“Estávamos casados havia pouco tempo. Ainda andávamos na rua de mãos dadas, mesmo quando estávamos nas lojas. Sempre juntos. Eu dizia a ele ‘eu te amo’. Mas ainda não sabia o quanto o amava.”
Começa assim o devastador depoimento de Ludmila Ignátienko para o livro Vozes de Tchernóbil – A história oral do desastre nuclear (Companhia das Letras, 2016), da vencedora do Nobel de Literatura Svetlana Aleksiévitch. Ludmila é viúva do bombeiro Vassili Ignátienko, uma das primeiras vítimas do desastre nuclear de 1986, e foi uma das poucas mulheres que conseguiram acompanhar o marido no hospital durante os dias de agonia que antecederam sua morte inevitável. Ludmila e Vassili são dois dos personagens reais incluídos na trama da minissérie em cinco capítulos Chernobyl, exibida até a última sexta-feira pelo canal por assinatura HBO e desde já um dos grandes acontecimentos da televisão mundial em 2019.
Na minissérie, a história do jovem casal ilustra um dos muitos aspectos trágicos do maior acidente nuclear da História: a impossibilidade de abraçar ou beijar as pessoas que estavam morrendo ou mesmo escolher o lugar em que elas seriam enterradas. A radiação era uma ameaça não apenas invisível, mas difícil de explicar às famílias das áreas contaminadas. Como convencer uma mãe a não abraçar um filho? Uma mulher a não aliviar o sofrimento do marido? Um doente a recusar um carinho?
A radiação, porém, não é o único vilão insidioso dessa história. A mão invisível da burocracia soviética, sustentada durante décadas sobre o medo e a opressão do povo, opera o tempo todo nos bastidores, colocando seus próprios interesses acima de tudo. Nada ilustra melhor os motivos que levariam o regime ao colapso, apenas cinco anos depois, do que todas as trapalhadas e decisões equivocadas tomadas imediatamente antes e após o acidente.
Trinta e três anos e milhares de vítimas depois, Chernobyl permanece como uma tragédia sem epílogo. Não acaba quando os bombeiros apagam o fogo na usina nuclear, quando os supostos responsáveis são julgados ou mesmo quando o regime soviético desaba. As mortes em consequência da radiação continuam, embora os números exatos não sejam conhecidos. O livro de Svetlana Aleksiévitch, de 1997, e a minissérie da HBO apenas nos ajudam a dimensionar o tamanho do estrago – e a não deixar que suas vítimas e heróis caiam no esquecimento.

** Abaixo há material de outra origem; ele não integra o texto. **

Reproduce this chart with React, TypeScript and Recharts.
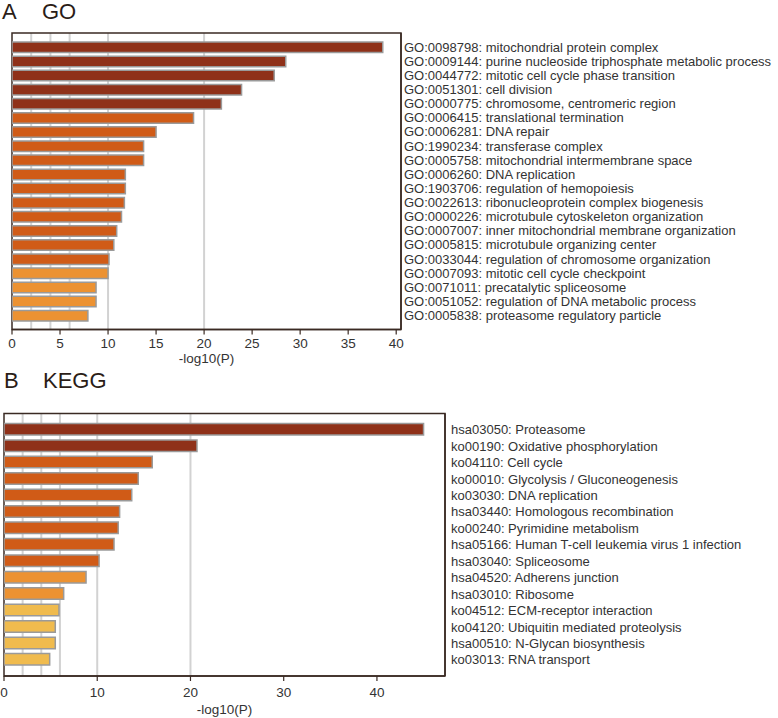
import * as Recharts from 'recharts';
import { BarChart, Bar, XAxis, YAxis, Cell, CartesianGrid } from 'recharts';

const goTerms = [
  'GO:0098798: mitochondrial protein complex',
  'GO:0009144: purine nucleoside triphosphate metabolic process',
  'GO:0044772: mitotic cell cycle phase transition',
  'GO:0051301: cell division',
  'GO:0000775: chromosome, centromeric region',
  'GO:0006415: translational termination',
  'GO:0006281: DNA repair',
  'GO:1990234: transferase complex',
  'GO:0005758: mitochondrial intermembrane space',
  'GO:0006260: DNA replication',
  'GO:1903706: regulation of hemopoiesis',
  'GO:0022613: ribonucleoprotein complex biogenesis',
  'GO:0000226: microtubule cytoskeleton organization',
  'GO:0007007: inner mitochondrial membrane organization',
  'GO:0005815: microtubule organizing center',
  'GO:0033044: regulation of chromosome organization',
  'GO:0007093: mitotic cell cycle checkpoint',
  'GO:0071011: precatalytic spliceosome',
  'GO:0051052: regulation of DNA metabolic process',
  'GO:0005838: proteasome regulatory particle',
];
const goValues = [38.6, 28.5, 27.3, 23.9, 21.8, 18.9, 15.0, 13.7, 13.7, 11.8, 11.8, 11.7, 11.4, 10.9, 10.6, 10.1, 10.0, 8.75, 8.75, 7.9];
const goLevels = [0, 0, 0, 0, 0, 1, 1, 1, 1, 1, 1, 1, 1, 1, 1, 1, 2, 2, 2, 2];
const goTicks = [0, 5, 10, 15, 20, 25, 30, 35, 40];

const keggTerms = [
  'hsa03050: Proteasome',
  'ko00190: Oxidative phosphorylation',
  'ko04110: Cell cycle',
  'ko00010: Glycolysis / Gluconeogenesis',
  'ko03030: DNA replication',
  'hsa03440: Homologous recombination',
  'ko00240: Pyrimidine metabolism',
  'hsa05166: Human T-cell leukemia virus 1 infection',
  'hsa03040: Spliceosome',
  'hsa04520: Adherens junction',
  'hsa03010: Ribosome',
  'ko04512: ECM-receptor interaction',
  'ko04120: Ubiquitin mediated proteolysis',
  'hsa00510: N-Glycan biosynthesis',
  'ko03013: RNA transport',
];
const keggValues = [45.0, 20.7, 15.9, 14.4, 13.7, 12.4, 12.25, 11.8, 10.2, 8.8, 6.4, 5.9, 5.5, 5.5, 4.9];
const keggLevels = [0, 0, 1, 1, 1, 1, 1, 1, 1, 2, 2, 3, 3, 3, 3];
const keggTicks = [0, 10, 20, 30, 40];

const gridValues = [2, 4, 6, 10, 20];
const palette = ['#8f3119', '#d05b17', '#ec9232', '#f0bb4e'];

const ink = '#3a2a23';
const textInk = '#333333';
const font = '"Liberation Sans", Arial, sans-serif';

const usePlotArea: any = (Recharts as any).usePlotArea;

// box drawn round the plot area
function Frame() {
  const area = usePlotArea ? usePlotArea() : null;
  if (!area) return null;
  return <rect x={area.x} y={area.y} width={area.width} height={area.height} fill="none" stroke={ink} strokeWidth={1.5} />;
}

function TermTick(props: any) {
  const { x, y, payload } = props;
  return (
    <text x={x} y={y} dy="0.355em" textAnchor="start" fill={textInk} fontSize={13} fontFamily={font}>
      {payload.value}
    </text>
  );
}

type PanelProps = {
  terms: string[];
  values: number[];
  levels: number[];
  ticks: number[];
  maxX: number;
  height: number;
  top: number;
  left: number;
  right: number;
  pad: number;
  barSize: number;
  labelGap: number;
  axisHeight: number;
  tickGap: number;
  titleOffset: number;
};

function Panel(p: PanelProps) {
  const data = p.terms.map((name, i) => ({ name, value: p.values[i], level: p.levels[i] }));
  return (
    <BarChart
      width={778}
      height={p.height}
      data={data}
      layout="vertical"
      margin={{ top: p.top, left: p.left, right: 0, bottom: 0 }}
      barCategoryGap={0}
    >
      <CartesianGrid horizontal={false} verticalValues={gridValues} stroke="#d2d2d2" strokeWidth={2} />
      <XAxis
        type="number"
        domain={[0, p.maxX]}
        ticks={p.ticks}
        allowDataOverflow
        height={p.axisHeight}
        tickSize={5}
        tickMargin={p.tickGap}
        axisLine={{ stroke: ink, strokeWidth: 1.5 }}
        tickLine={{ stroke: ink, strokeWidth: 1.2 }}
        tick={{ fill: textInk, fontSize: 13.5, fontFamily: font }}
        label={{ value: '-log10(P)', position: 'insideBottom', offset: p.titleOffset, fill: textInk, fontSize: 13.5, fontFamily: font }}
      />
      <YAxis
        type="category"
        dataKey="name"
        orientation="right"
        width={778 - p.right}
        padding={{ top: p.pad, bottom: p.pad }}
        interval={0}
        tickLine={false}
        tickSize={0}
        tickMargin={p.labelGap}
        axisLine={{ stroke: ink, strokeWidth: 1.5 }}
        tick={<TermTick />}
      />
      <Bar dataKey="value" barSize={p.barSize} stroke="#9a9a9a" strokeWidth={1.5} isAnimationActive={false}>
        {data.map((d, i) => (
          <Cell key={i} fill={palette[d.level]} />
        ))}
      </Bar>
      <Frame />
    </BarChart>
  );
}

const titleStyle = {
  position: 'absolute' as const,
  fontFamily: font,
  fontSize: 22,
  lineHeight: '22px',
  color: '#2b1d17',
  whiteSpace: 'nowrap' as const,
};

export default function App() {
  return (
    <div style={{ position: 'absolute', left: 0, top: 0, width: 778, height: 718, background: '#fff', overflow: 'hidden' }}>
      <div style={{ ...titleStyle, left: 2, top: 1 }}>A</div>
      <div style={{ ...titleStyle, left: 42, top: 1 }}>GO</div>
      <div style={{ ...titleStyle, left: 4, top: 370 }}>B</div>
      <div style={{ ...titleStyle, left: 43, top: 370 }}>KEGG</div>
      <div style={{ position: 'absolute', left: 0, top: 0 }}>
        <Panel
          terms={goTerms}
          values={goValues}
          levels={goLevels}
          ticks={goTicks}
          maxX={40.5}
          height={370}
          top={33}
          left={12}
          right={401}
          pad={7}
          barSize={10.5}
          labelGap={3}
          axisHeight={40.5}
          tickGap={4}
          titleOffset={7.5}
        />
      </div>
      <div style={{ position: 'absolute', left: 0, top: 380 }}>
        <Panel
          terms={keggTerms}
          values={keggValues}
          levels={keggLevels}
          ticks={keggTicks}
          maxX={47.3}
          height={338}
          top={33.5}
          left={4}
          right={445}
          pad={8}
          barSize={11.5}
          labelGap={6}
          axisHeight={42}
          tickGap={6}
          titleOffset={4.5}
        />
      </div>
    </div>
  );
}
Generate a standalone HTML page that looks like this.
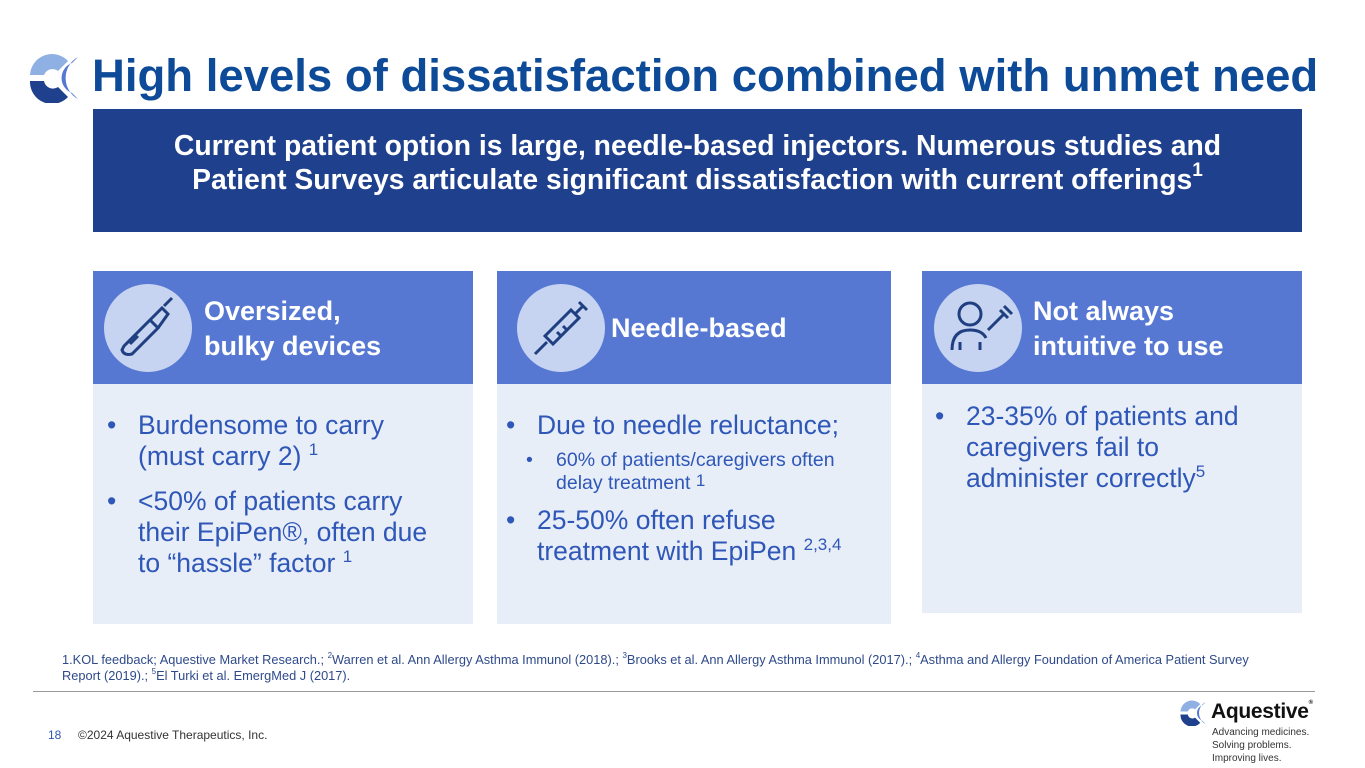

Em tempos de ataques contra a ciência e de negação do aquecimento global, sempre é bom lembrar que alguns erros não têm conserto. A certa altura do livro de Svetlana Aleksiévitch, um homem que viveu o horror da Segunda Guerra na infância conta que sempre acreditou que o acontecimento mais terrível de sua vida havia ficado no passado. Até Chernobyl, achava que nada pior poderia acontecer a ele e sua família. Estava errado: “O passado já não me protege. Não me tranquiliza. Não dá respostas. O futuro me arruína”.